Restate the data word for word and leave the images out.

_RECORDED INFORMATION_.
□ □ □ □

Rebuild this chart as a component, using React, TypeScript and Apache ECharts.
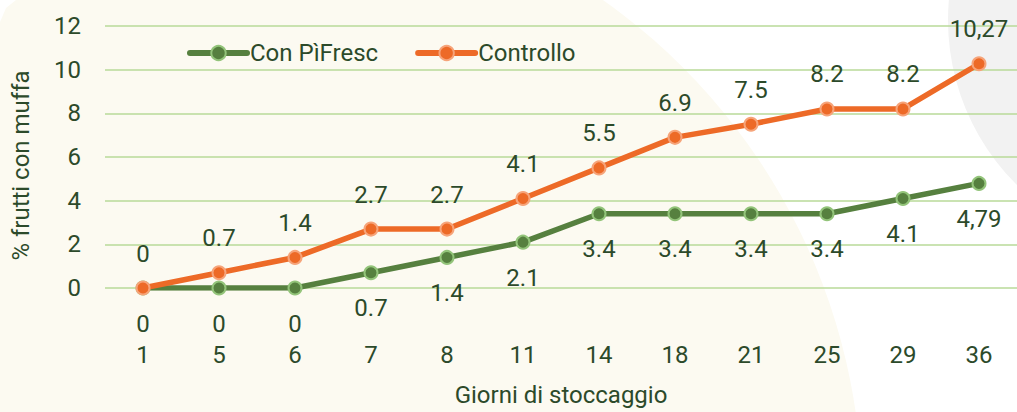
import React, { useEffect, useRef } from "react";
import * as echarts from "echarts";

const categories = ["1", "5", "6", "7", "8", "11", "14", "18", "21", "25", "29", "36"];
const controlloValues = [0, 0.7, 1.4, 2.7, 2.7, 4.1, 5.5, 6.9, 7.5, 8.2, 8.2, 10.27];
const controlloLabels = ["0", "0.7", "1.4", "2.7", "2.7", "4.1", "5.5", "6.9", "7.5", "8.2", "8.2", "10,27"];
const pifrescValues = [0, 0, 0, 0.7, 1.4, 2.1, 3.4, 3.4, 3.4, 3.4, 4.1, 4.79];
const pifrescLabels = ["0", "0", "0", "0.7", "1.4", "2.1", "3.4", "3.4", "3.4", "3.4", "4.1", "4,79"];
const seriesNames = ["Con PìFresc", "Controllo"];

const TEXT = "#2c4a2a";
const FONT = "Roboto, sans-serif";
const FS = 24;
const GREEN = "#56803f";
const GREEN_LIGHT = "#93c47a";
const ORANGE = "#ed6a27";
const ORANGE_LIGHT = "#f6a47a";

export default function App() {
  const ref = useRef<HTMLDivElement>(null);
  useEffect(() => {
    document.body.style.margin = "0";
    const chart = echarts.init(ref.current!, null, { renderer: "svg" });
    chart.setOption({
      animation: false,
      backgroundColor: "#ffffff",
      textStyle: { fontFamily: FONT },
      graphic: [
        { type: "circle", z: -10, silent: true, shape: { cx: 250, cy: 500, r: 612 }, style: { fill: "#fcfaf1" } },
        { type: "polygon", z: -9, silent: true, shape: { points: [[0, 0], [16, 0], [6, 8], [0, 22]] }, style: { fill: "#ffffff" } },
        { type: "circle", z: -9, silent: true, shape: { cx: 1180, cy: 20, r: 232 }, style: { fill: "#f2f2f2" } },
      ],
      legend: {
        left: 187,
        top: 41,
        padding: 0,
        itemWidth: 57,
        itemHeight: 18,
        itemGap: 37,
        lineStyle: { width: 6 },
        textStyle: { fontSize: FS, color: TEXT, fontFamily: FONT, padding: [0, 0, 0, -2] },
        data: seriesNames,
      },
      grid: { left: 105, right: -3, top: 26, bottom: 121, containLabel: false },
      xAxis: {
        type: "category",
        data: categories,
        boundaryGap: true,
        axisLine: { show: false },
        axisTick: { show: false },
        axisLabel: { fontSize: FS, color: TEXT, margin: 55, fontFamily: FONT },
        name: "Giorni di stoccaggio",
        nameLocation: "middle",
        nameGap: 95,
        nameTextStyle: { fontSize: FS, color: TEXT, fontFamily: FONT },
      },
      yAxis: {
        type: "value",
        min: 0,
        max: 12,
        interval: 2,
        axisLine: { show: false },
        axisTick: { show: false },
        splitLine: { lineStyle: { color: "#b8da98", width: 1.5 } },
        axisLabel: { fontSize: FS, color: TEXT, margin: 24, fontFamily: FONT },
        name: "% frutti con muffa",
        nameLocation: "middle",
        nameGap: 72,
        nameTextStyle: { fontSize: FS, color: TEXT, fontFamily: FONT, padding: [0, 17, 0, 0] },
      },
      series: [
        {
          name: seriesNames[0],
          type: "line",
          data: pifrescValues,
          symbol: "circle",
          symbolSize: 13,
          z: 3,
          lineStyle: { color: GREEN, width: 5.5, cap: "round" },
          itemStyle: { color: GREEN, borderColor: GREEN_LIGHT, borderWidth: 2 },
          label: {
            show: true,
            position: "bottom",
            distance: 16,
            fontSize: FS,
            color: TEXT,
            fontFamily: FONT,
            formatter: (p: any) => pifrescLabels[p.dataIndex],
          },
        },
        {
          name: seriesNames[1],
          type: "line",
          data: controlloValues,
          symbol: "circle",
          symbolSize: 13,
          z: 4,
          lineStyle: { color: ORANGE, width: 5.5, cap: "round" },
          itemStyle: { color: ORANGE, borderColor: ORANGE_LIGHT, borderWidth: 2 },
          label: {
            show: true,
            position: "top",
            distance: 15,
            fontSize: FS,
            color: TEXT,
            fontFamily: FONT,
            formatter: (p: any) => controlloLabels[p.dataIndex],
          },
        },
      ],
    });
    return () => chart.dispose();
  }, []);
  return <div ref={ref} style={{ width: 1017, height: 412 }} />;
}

□ □ □ □

_SOLUTION TO THIS PROBLEM_.
Rebuild this chart as a component, using React, TypeScript and Apache ECharts.
import React, { useEffect, useRef } from "react";
import * as echarts from "echarts";

const categories = ["1", "5", "6", "7", "8", "11", "14", "18", "21", "25", "29", "36"];
const controlloValues = [0, 0.7, 1.4, 2.7, 2.7, 4.1, 5.5, 6.9, 7.5, 8.2, 8.2, 10.27];
const controlloLabels = ["0", "0.7", "1.4", "2.7", "2.7", "4.1", "5.5", "6.9", "7.5", "8.2", "8.2", "10,27"];
const pifrescValues = [0, 0, 0, 0.7, 1.4, 2.1, 3.4, 3.4, 3.4, 3.4, 4.1, 4.79];
const pifrescLabels = ["0", "0", "0", "0.7", "1.4", "2.1", "3.4", "3.4", "3.4", "3.4", "4.1", "4,79"];
const seriesNames = ["Con PìFresc", "Controllo"];

const TEXT = "#2c4a2a";
const FONT = "Roboto, sans-serif";
const FS = 24;
const GREEN = "#56803f";
const GREEN_LIGHT = "#93c47a";
const ORANGE = "#ed6a27";
const ORANGE_LIGHT = "#f6a47a";

export default function App() {
  const ref = useRef<HTMLDivElement>(null);
  useEffect(() => {
    document.body.style.margin = "0";
    const chart = echarts.init(ref.current!, null, { renderer: "svg" });
    chart.setOption({
      animation: false,
      backgroundColor: "#ffffff",
      textStyle: { fontFamily: FONT },
      graphic: [
        { type: "circle", z: -10, silent: true, shape: { cx: 250, cy: 500, r: 612 }, style: { fill: "#fcfaf1" } },
        { type: "polygon", z: -9, silent: true, shape: { points: [[0, 0], [16, 0], [6, 8], [0, 22]] }, style: { fill: "#ffffff" } },
        { type: "circle", z: -9, silent: true, shape: { cx: 1180, cy: 20, r: 232 }, style: { fill: "#f2f2f2" } },
      ],
      legend: {
        left: 187,
        top: 41,
        padding: 0,
        itemWidth: 57,
        itemHeight: 18,
        itemGap: 37,
        lineStyle: { width: 6 },
        textStyle: { fontSize: FS, color: TEXT, fontFamily: FONT, padding: [0, 0, 0, -2] },
        data: seriesNames,
      },
      grid: { left: 105, right: -3, top: 26, bottom: 121, containLabel: false },
      xAxis: {
        type: "category",
        data: categories,
        boundaryGap: true,
        axisLine: { show: false },
        axisTick: { show: false },
        axisLabel: { fontSize: FS, color: TEXT, margin: 55, fontFamily: FONT },
        name: "Giorni di stoccaggio",
        nameLocation: "middle",
        nameGap: 95,
        nameTextStyle: { fontSize: FS, color: TEXT, fontFamily: FONT },
      },
      yAxis: {
        type: "value",
        min: 0,
        max: 12,
        interval: 2,
        axisLine: { show: false },
        axisTick: { show: false },
        splitLine: { lineStyle: { color: "#b8da98", width: 1.5 } },
        axisLabel: { fontSize: FS, color: TEXT, margin: 24, fontFamily: FONT },
        name: "% frutti con muffa",
        nameLocation: "middle",
        nameGap: 72,
        nameTextStyle: { fontSize: FS, color: TEXT, fontFamily: FONT, padding: [0, 17, 0, 0] },
      },
      series: [
        {
          name: seriesNames[0],
          type: "line",
          data: pifrescValues,
          symbol: "circle",
          symbolSize: 13,
          z: 3,
          lineStyle: { color: GREEN, width: 5.5, cap: "round" },
          itemStyle: { color: GREEN, borderColor: GREEN_LIGHT, borderWidth: 2 },
          label: {
            show: true,
            position: "bottom",
            distance: 16,
            fontSize: FS,
            color: TEXT,
            fontFamily: FONT,
            formatter: (p: any) => pifrescLabels[p.dataIndex],
          },
        },
        {
          name: seriesNames[1],
          type: "line",
          data: controlloValues,
          symbol: "circle",
          symbolSize: 13,
          z: 4,
          lineStyle: { color: ORANGE, width: 5.5, cap: "round" },
          itemStyle: { color: ORANGE, borderColor: ORANGE_LIGHT, borderWidth: 2 },
          label: {
            show: true,
            position: "top",
            distance: 15,
            fontSize: FS,
            color: TEXT,
            fontFamily: FONT,
            formatter: (p: any) => controlloLabels[p.dataIndex],
          },
        },
      ],
    });
    return () => chart.dispose();
  }, []);
  return <div ref={ref} style={{ width: 1017, height: 412 }} />;
}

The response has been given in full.